STATED EXERCISE: Count only the lines of the records that hold "this", then give the number without any other words.

PROVIDED RECORDS:

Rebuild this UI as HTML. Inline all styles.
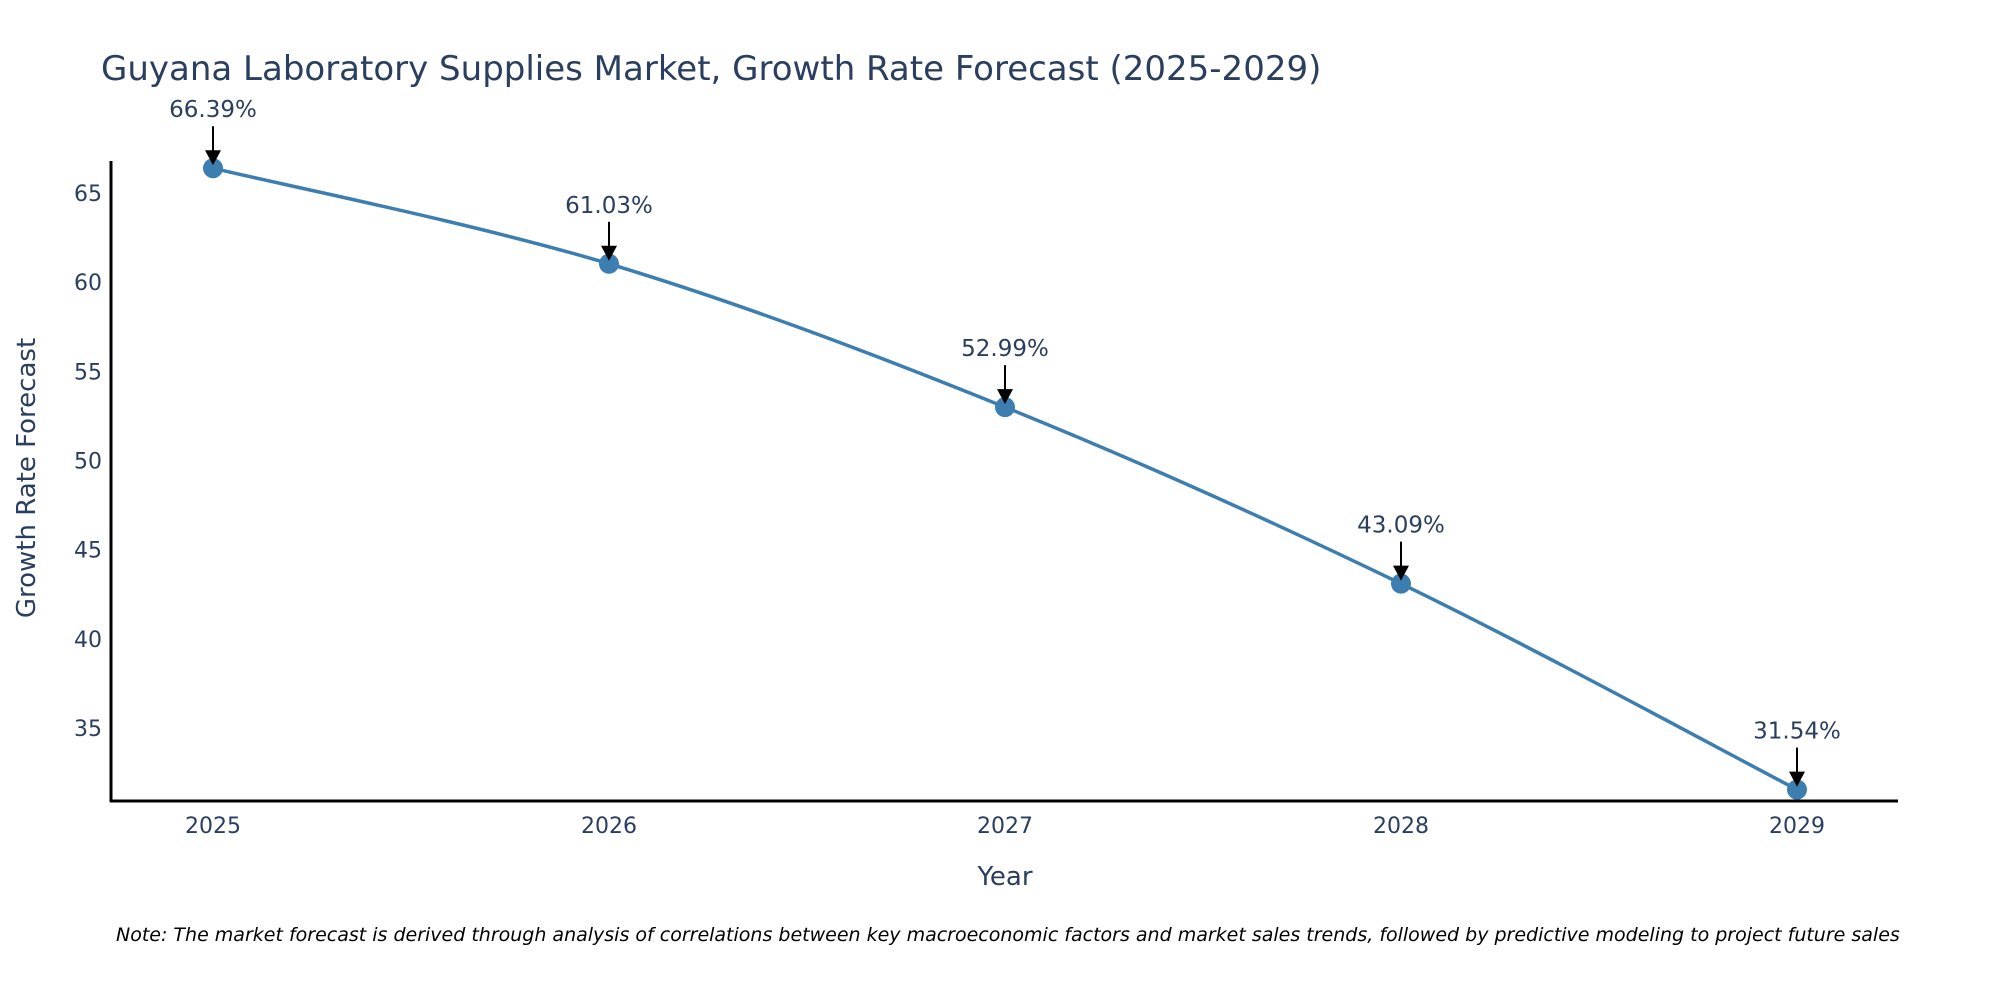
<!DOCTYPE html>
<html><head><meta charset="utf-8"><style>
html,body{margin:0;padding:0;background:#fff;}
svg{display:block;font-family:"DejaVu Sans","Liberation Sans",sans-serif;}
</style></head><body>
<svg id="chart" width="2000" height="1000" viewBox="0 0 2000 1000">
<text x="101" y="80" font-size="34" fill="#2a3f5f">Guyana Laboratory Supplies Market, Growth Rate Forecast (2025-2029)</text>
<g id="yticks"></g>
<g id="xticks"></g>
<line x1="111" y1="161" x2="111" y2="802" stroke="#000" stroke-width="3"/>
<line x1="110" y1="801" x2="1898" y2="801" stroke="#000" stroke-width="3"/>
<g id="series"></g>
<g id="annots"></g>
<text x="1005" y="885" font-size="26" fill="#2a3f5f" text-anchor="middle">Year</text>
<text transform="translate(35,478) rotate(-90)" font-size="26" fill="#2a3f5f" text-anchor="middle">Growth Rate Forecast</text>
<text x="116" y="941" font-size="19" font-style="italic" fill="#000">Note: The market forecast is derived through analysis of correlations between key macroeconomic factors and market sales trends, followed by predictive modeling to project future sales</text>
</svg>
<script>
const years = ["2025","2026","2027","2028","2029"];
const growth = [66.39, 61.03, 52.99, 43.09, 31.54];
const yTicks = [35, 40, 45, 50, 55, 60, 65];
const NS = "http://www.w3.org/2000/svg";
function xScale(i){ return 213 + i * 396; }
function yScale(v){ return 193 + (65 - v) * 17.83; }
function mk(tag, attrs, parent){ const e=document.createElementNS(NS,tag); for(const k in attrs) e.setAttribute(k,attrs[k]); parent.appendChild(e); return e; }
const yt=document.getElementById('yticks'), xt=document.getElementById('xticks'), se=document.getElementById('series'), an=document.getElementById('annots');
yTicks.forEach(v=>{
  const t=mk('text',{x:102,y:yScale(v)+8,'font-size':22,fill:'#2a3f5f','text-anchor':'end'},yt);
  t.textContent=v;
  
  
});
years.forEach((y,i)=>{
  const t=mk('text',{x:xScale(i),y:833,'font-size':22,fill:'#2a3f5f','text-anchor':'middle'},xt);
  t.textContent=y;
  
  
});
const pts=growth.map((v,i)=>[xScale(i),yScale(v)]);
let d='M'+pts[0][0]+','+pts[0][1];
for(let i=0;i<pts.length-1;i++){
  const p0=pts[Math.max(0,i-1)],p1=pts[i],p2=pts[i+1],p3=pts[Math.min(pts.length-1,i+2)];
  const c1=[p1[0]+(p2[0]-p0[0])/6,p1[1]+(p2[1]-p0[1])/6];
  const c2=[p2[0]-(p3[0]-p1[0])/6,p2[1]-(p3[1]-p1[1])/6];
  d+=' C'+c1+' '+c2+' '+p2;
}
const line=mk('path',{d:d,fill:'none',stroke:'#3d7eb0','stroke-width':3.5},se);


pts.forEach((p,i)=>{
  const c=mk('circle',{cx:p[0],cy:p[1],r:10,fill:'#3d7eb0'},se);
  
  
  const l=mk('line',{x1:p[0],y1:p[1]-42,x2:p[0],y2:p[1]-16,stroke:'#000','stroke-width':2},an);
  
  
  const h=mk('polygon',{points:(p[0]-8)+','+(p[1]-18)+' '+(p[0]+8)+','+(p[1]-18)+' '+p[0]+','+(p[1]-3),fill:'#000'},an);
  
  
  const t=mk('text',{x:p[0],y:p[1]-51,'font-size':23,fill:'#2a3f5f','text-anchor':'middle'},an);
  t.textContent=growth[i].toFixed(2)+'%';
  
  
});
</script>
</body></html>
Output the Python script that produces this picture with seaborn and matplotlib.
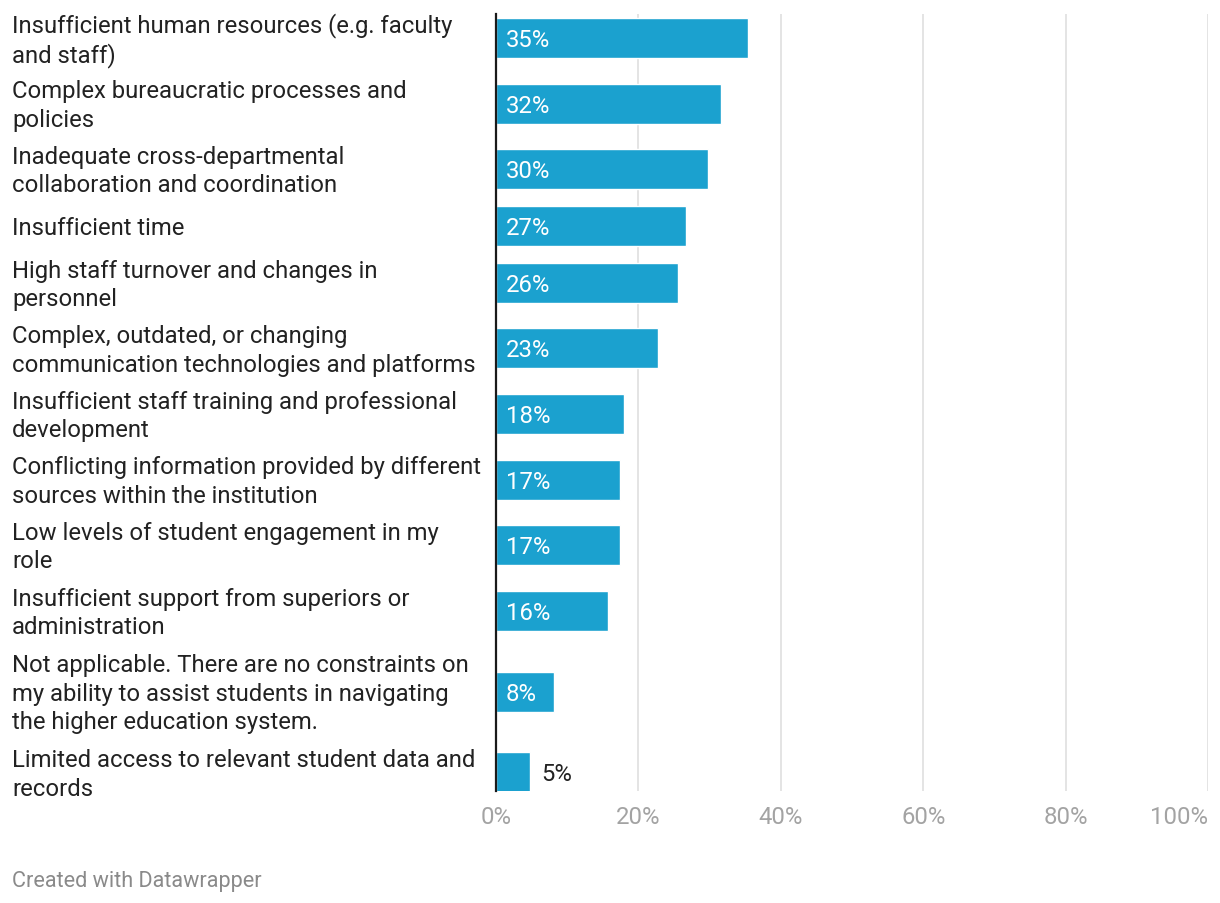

TASK RESULT: 2